Bild: Amber Heards Auftritte vor Gericht werden kritisch kommentiert
Fairfax im US-amerikanischen Staat Virginia gilt normalerweise nicht als
instagramable. Doch seit April 2022 liegt der Fokus von User*innen auf
Instagram, aber auch TikTok, Twitter und YouTube auf dieser Stadt. Sie
verfolgen gebannt ein besonderes Gerichtsverfahren. Die Protagonist*innen:
[1][Johnny Depp] und Amber Heard. An dieser Stelle ein kurzer Überblick.
Depp und Heard haben nach etwa drei Jahren Beziehung im Jahr 2015
geheiratet. Nur 15 Monate später reichte die Schauspielerin die Scheidung
ein und erwirkte eine einstweilige Verfügung gegen Depp.

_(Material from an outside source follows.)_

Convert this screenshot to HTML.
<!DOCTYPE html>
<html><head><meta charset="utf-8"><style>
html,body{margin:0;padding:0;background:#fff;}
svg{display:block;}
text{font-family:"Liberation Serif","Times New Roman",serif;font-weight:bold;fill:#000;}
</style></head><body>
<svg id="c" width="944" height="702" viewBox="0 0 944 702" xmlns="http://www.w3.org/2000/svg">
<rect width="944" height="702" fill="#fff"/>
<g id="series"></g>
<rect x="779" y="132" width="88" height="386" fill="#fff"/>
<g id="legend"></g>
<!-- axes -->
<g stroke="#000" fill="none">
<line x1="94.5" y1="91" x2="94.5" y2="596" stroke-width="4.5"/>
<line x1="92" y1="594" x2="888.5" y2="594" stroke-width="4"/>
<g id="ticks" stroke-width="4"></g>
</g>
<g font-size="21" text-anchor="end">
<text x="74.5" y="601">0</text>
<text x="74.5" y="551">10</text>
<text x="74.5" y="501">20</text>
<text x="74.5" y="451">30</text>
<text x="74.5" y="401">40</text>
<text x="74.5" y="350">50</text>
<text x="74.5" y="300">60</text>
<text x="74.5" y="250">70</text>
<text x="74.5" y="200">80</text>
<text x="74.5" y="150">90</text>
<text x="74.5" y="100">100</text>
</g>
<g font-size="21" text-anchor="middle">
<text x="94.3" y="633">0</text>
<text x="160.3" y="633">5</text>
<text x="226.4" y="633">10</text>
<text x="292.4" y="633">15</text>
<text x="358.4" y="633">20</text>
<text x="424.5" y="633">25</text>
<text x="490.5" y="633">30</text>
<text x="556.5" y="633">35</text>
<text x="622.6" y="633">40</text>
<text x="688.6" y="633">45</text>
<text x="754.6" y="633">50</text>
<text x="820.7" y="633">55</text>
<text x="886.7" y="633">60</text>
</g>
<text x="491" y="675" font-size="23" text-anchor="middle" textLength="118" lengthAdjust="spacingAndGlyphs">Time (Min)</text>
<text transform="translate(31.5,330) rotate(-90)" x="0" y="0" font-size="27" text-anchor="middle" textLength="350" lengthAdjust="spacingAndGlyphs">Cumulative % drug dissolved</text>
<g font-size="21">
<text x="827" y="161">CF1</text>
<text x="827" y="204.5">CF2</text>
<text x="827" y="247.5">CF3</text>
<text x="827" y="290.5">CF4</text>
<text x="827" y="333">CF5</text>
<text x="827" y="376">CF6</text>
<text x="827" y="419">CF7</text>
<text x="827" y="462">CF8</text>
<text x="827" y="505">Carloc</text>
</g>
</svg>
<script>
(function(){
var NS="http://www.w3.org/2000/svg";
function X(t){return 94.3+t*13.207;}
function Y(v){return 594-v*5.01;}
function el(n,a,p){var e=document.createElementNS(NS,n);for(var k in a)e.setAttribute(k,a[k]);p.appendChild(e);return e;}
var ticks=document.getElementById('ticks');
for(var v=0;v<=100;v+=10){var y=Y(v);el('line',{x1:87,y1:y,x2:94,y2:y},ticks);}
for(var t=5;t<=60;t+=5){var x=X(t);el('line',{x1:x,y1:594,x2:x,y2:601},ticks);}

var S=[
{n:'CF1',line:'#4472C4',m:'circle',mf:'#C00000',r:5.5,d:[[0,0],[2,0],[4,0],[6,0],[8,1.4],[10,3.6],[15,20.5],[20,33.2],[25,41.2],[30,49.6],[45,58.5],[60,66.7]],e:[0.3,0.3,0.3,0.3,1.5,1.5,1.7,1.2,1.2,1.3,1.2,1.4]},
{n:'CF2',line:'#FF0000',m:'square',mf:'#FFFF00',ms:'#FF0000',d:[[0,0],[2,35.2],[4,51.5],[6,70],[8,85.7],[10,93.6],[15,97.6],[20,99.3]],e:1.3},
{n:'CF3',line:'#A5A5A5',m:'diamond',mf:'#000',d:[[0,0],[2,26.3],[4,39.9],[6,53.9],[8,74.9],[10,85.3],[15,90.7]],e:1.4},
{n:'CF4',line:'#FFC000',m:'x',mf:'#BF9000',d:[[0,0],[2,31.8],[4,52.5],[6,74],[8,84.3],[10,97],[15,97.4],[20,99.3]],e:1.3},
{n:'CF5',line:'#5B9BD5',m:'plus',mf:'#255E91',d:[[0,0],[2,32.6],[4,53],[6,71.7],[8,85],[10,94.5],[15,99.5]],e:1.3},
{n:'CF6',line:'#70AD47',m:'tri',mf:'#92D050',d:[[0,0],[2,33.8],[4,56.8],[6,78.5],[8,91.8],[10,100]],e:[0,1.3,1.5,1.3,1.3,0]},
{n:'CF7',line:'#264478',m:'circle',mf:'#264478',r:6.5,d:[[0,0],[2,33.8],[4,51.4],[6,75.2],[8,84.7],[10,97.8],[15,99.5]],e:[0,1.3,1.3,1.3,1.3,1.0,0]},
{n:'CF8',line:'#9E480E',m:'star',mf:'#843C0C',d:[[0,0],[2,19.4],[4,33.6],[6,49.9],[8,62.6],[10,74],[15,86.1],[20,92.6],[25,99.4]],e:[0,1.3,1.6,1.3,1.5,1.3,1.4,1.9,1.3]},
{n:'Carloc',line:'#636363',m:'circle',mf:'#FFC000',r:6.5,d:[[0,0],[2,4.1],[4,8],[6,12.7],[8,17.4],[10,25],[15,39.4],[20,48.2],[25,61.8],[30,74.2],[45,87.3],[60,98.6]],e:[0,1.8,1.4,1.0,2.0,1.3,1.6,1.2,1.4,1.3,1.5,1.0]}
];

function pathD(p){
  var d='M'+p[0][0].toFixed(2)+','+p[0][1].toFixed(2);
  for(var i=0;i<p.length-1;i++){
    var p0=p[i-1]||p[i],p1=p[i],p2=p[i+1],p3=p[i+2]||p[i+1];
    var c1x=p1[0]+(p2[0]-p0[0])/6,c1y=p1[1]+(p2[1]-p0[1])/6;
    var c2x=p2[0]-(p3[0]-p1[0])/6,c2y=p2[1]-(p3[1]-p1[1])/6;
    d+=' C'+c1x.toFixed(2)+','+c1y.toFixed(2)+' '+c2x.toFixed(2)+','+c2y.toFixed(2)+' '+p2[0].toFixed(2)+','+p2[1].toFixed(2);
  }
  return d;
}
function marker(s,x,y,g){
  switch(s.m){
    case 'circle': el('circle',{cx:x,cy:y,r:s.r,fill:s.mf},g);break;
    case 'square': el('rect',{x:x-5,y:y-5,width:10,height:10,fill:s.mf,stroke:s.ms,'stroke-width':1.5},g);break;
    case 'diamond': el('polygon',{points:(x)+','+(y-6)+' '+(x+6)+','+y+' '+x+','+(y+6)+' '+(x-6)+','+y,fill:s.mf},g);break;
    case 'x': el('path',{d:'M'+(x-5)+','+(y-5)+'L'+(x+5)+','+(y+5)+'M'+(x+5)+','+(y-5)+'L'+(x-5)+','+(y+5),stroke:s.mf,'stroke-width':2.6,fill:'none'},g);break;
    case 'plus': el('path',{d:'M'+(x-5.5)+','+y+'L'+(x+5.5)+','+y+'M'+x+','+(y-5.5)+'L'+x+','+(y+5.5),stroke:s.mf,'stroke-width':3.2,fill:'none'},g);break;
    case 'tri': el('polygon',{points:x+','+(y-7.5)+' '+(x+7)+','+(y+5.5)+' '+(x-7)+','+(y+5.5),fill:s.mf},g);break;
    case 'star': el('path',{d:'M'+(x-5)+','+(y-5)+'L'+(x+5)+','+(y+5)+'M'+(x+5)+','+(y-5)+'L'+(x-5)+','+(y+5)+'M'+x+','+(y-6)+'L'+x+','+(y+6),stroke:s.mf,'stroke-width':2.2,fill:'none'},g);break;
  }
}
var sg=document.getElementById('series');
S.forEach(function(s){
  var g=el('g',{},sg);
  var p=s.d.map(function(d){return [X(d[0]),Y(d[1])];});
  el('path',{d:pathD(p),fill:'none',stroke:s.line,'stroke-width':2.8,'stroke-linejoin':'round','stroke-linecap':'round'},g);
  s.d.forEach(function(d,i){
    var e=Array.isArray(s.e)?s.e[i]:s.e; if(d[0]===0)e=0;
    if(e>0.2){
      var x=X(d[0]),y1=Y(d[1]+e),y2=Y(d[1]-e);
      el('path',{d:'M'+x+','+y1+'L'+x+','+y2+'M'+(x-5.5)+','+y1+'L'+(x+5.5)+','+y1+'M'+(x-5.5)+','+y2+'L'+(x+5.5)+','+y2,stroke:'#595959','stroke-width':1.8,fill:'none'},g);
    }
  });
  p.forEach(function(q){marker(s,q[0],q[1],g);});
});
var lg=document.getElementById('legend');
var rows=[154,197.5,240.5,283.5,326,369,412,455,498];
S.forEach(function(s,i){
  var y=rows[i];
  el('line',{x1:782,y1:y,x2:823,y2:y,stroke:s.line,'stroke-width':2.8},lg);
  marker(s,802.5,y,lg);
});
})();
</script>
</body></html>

Sie beschuldigte ihn, sie angegriffen und ihr ein Handy ins Gesicht
geworfen zu haben. Zugleich warf sie ihm vor, sie in der Ehe mehrmals
bedroht und misshandelt zu haben. Zu Gericht erschien sie damals mit blauen
Flecken auf der Wange. Depp bestritt die Vorwürfe. Kurze Zeit später die
vermeintliche Wendung: In einem gemeinsamen Statement erklärte das Ehepaar,
dass es den Streit beigelegt hätte. Depp zahlte seiner Ex-Frau eine
Abfindung in Höhe von 7 Millionen Dollar und es schien, als hätten sie
abgeschlossen, seien weitergezogen.
Doch dann zerbrach dieser fragile Frieden. Amber Heard schrieb Ende 2018
einen Text für die Washington Post. Dort bezeichnete sie sich als „public
figure representing domestic abuse“ (eine Person des öffentlichen Lebens,
die häusliche Gewalt erlebt hat) und beschrieb, wie sie aus erster Hand
erfahren musste, wie Institutionen Männer schützten. Den Namen ihres
Ex-Mannes nannte sie in ihrem Artikel nicht. Dieser war sich aber sicher:
Die Öffentlichkeit hat die Verbindung zu ihm trotzdem hergestellt. Darunter
litt seine Reputation und er verklagte sie wegen Verleumdung auf 50
Millionen Dollar. Seine Ex-Frau konterte, indem sie ihn auf 100 Millionen
verklagte.
## Wer hat wem ins Bett geschissen?
Am 12. April 2022 war es dann so weit – [2][die beiden trafen vor Gericht
aufeinander.] Sieben Jurymitglieder müssen entscheiden, ob Johnny Depps
Karriere unter Heards Artikel gelitten hat. Der Prozess schlägt medial hohe
Wellen. Immerhin treffen hier zwei Prominente aufeinander, und mindestens
an Johnny Depp kam man die letzten 30 Jahre nicht vorbei. Außerdem ist es
eine Schlammschlacht erster Güte, in der peinliche, schmerzhafte und
schockierende Details hochkommen. Plötzlich stellt sich die Frage, wer wem
ins Bett geschissen, wer unter Drogeneinfluss wohin gepinkelt und wer
welche Wunden wie verdeckt hat. Es wird schmutzige Wäsche gewaschen, und
die ist wirklich schmutzig. Man erhält einen Einblick in eine tief toxische
und dysfunktionale Beziehung, in der beide wahrscheinlich sowohl Opfer,
aber auch Täter*innen waren.
So ist es nicht verwunderlich, dass sich viele User*innen auf Social
Media und auf YouTube mit diesem Prozess beschäftigen. Die Rezension ist
erstaunlich. Eigentlich würde man erwarten, dass der grundsätzliche Ton der
Kommentare gehässig und neugierig ist. Ganz nach dem Motto: „Hildegard,
guck mal, wat die Reichen da wieder Perverses machen.“ Stattdessen findet
eine extreme Identifikation statt – zugunsten von Johnny Depp.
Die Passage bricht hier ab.